Part of a data file:
______
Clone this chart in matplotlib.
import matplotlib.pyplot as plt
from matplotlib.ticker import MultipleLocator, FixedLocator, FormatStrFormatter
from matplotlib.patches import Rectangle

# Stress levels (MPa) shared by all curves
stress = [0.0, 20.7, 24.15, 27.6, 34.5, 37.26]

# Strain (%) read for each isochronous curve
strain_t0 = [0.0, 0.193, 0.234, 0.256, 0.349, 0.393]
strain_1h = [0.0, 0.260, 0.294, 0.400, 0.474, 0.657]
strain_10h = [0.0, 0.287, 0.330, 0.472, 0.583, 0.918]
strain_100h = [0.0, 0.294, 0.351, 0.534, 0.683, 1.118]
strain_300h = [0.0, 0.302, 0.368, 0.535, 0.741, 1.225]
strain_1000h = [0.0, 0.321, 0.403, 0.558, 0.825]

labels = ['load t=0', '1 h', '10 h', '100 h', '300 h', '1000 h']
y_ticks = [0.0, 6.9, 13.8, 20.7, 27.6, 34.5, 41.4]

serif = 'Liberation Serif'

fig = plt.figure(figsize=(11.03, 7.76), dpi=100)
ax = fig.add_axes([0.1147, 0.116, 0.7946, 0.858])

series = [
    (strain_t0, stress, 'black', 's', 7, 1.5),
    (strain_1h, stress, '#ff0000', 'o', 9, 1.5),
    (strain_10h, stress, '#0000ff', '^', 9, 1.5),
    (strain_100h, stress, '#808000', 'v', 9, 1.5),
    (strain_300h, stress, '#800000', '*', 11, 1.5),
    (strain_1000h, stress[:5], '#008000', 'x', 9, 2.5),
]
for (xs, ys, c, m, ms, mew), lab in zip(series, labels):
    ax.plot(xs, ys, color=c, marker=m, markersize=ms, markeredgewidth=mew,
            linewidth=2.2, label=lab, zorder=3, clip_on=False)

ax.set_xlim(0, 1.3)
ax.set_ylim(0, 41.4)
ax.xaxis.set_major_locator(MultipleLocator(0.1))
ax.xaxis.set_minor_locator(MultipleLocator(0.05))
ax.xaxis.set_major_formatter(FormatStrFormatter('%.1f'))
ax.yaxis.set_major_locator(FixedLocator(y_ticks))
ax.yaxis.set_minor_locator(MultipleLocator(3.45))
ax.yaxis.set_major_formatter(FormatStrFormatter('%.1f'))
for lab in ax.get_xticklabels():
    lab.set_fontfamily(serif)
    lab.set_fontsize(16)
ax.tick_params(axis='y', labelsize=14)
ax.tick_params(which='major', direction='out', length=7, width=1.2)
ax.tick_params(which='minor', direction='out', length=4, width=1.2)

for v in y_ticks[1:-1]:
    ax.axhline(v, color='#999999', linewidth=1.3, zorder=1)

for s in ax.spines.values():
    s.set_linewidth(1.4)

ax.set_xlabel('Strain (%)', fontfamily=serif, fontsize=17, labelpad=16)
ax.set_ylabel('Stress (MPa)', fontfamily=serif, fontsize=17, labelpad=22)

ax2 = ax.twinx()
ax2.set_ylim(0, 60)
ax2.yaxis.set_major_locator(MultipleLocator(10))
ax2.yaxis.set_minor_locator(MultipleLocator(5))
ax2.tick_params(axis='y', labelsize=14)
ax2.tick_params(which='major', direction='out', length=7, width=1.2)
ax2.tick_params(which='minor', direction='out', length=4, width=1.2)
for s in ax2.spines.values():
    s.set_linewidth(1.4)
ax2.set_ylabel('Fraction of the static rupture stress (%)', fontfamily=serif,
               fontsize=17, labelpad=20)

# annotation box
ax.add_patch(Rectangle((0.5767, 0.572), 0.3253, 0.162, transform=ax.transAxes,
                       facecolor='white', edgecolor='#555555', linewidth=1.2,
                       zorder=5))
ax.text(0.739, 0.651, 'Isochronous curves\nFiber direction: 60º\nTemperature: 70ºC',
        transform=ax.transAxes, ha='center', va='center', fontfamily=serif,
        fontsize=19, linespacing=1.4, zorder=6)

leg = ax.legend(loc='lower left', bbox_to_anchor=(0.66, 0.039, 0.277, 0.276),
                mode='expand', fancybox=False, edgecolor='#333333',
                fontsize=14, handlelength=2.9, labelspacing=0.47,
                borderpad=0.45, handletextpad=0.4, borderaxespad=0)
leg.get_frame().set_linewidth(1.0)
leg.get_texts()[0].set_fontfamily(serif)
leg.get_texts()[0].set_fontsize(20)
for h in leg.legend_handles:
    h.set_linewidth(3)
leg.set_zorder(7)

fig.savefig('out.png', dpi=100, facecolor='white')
______
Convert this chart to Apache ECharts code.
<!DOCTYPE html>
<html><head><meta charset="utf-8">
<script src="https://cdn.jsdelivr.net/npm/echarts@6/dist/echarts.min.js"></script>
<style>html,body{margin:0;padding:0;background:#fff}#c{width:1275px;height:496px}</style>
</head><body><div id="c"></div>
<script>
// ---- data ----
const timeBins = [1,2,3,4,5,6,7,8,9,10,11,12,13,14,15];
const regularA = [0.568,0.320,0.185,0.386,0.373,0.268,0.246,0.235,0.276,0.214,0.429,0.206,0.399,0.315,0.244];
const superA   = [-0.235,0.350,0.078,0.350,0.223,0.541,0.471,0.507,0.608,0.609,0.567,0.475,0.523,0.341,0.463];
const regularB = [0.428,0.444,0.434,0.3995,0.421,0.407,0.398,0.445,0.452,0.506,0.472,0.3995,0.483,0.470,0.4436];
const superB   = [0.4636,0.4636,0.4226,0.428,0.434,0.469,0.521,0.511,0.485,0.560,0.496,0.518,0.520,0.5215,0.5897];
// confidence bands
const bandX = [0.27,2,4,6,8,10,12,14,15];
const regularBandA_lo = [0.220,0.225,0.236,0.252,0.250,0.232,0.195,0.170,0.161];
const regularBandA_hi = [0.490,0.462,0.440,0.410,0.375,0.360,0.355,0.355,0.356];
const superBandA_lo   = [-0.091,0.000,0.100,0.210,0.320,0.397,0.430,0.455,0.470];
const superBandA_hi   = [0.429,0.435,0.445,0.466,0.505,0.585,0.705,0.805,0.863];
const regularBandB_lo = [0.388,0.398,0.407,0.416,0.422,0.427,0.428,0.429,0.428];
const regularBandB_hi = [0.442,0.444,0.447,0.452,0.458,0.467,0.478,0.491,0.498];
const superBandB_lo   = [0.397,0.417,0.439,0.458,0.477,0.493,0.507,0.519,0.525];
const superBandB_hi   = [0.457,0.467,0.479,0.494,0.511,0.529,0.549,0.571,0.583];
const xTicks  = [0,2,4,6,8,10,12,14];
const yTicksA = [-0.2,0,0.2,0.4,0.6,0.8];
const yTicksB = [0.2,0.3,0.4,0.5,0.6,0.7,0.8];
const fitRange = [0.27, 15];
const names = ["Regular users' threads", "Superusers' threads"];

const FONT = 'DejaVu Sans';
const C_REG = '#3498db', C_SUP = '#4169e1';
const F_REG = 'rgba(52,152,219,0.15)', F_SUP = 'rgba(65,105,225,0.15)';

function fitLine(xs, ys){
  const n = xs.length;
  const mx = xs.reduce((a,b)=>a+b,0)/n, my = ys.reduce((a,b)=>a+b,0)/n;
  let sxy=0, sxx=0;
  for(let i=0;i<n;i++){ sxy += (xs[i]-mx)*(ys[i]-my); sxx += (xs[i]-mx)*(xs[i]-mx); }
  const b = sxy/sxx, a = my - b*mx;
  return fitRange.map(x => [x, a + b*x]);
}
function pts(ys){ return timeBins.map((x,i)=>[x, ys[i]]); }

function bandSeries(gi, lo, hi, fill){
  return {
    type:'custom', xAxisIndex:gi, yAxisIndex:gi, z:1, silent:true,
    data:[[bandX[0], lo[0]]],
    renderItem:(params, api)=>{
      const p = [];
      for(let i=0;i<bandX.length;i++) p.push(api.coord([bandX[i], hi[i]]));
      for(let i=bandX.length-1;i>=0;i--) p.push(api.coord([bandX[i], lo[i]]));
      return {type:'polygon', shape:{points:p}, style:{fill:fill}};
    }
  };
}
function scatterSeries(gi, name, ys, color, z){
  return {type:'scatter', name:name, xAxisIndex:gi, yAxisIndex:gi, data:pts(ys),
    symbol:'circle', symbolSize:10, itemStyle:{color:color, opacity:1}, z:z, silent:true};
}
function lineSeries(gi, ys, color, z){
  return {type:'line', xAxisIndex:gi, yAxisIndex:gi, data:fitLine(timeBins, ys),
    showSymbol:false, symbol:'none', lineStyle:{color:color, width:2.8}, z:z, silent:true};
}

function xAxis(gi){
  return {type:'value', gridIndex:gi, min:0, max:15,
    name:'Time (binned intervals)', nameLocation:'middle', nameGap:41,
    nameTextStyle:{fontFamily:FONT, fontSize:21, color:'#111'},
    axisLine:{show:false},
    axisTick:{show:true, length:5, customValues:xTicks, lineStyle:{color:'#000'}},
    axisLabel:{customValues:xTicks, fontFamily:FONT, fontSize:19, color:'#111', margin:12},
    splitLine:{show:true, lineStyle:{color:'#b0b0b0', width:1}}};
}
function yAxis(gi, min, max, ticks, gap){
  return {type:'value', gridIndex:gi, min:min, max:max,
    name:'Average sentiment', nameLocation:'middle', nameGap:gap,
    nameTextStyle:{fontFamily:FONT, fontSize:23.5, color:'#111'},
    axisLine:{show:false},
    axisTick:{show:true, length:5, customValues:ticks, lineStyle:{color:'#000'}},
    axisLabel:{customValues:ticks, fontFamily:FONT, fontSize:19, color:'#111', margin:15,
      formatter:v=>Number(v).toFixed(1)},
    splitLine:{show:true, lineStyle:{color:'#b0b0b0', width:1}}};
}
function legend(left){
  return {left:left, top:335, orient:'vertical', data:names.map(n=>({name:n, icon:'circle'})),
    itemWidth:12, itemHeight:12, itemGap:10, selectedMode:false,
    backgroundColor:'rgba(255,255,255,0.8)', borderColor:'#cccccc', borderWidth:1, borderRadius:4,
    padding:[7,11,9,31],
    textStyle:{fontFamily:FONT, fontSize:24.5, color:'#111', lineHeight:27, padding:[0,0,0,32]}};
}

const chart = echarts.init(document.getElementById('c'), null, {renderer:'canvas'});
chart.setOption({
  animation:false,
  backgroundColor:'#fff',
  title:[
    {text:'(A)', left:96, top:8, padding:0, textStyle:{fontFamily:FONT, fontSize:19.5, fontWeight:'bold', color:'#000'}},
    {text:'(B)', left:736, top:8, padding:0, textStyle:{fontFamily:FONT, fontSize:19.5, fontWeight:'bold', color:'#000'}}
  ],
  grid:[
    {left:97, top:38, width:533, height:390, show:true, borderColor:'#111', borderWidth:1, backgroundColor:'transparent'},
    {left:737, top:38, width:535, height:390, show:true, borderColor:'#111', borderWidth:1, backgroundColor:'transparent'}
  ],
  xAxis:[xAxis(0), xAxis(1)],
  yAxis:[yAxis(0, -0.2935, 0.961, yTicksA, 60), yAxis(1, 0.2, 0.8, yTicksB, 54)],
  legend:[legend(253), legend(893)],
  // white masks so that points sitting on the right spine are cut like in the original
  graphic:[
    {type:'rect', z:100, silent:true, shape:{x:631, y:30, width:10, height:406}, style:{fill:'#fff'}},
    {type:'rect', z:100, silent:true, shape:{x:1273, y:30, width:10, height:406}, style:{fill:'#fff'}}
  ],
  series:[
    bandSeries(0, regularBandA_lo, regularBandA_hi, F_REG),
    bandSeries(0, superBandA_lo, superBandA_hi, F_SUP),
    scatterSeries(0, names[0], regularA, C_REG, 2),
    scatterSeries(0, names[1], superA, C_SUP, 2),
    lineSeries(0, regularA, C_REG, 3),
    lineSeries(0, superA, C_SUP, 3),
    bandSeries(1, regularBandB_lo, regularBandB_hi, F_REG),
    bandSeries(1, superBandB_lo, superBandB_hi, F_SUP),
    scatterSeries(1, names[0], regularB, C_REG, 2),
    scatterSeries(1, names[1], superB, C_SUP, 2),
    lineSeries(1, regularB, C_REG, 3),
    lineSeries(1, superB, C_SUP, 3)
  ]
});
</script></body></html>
______
Starting at the line that contains "Clone this chart in matplotlib.", repeat each line exactly, and stop after the line that contains "linewidth=2.2, label=lab, zorder=3, clip_on=False)".

= Written answer =
Clone this chart in matplotlib.
import matplotlib.pyplot as plt
from matplotlib.ticker import MultipleLocator, FixedLocator, FormatStrFormatter
from matplotlib.patches import Rectangle

# Stress levels (MPa) shared by all curves
stress = [0.0, 20.7, 24.15, 27.6, 34.5, 37.26]

# Strain (%) read for each isochronous curve
strain_t0 = [0.0, 0.193, 0.234, 0.256, 0.349, 0.393]
strain_1h = [0.0, 0.260, 0.294, 0.400, 0.474, 0.657]
strain_10h = [0.0, 0.287, 0.330, 0.472, 0.583, 0.918]
strain_100h = [0.0, 0.294, 0.351, 0.534, 0.683, 1.118]
strain_300h = [0.0, 0.302, 0.368, 0.535, 0.741, 1.225]
strain_1000h = [0.0, 0.321, 0.403, 0.558, 0.825]

labels = ['load t=0', '1 h', '10 h', '100 h', '300 h', '1000 h']
y_ticks = [0.0, 6.9, 13.8, 20.7, 27.6, 34.5, 41.4]

serif = 'Liberation Serif'

fig = plt.figure(figsize=(11.03, 7.76), dpi=100)
ax = fig.add_axes([0.1147, 0.116, 0.7946, 0.858])

series = [
    (strain_t0, stress, 'black', 's', 7, 1.5),
    (strain_1h, stress, '#ff0000', 'o', 9, 1.5),
    (strain_10h, stress, '#0000ff', '^', 9, 1.5),
    (strain_100h, stress, '#808000', 'v', 9, 1.5),
    (strain_300h, stress, '#800000', '*', 11, 1.5),
    (strain_1000h, stress[:5], '#008000', 'x', 9, 2.5),
]
for (xs, ys, c, m, ms, mew), lab in zip(series, labels):
    ax.plot(xs, ys, color=c, marker=m, markersize=ms, markeredgewidth=mew,
            linewidth=2.2, label=lab, zorder=3, clip_on=False)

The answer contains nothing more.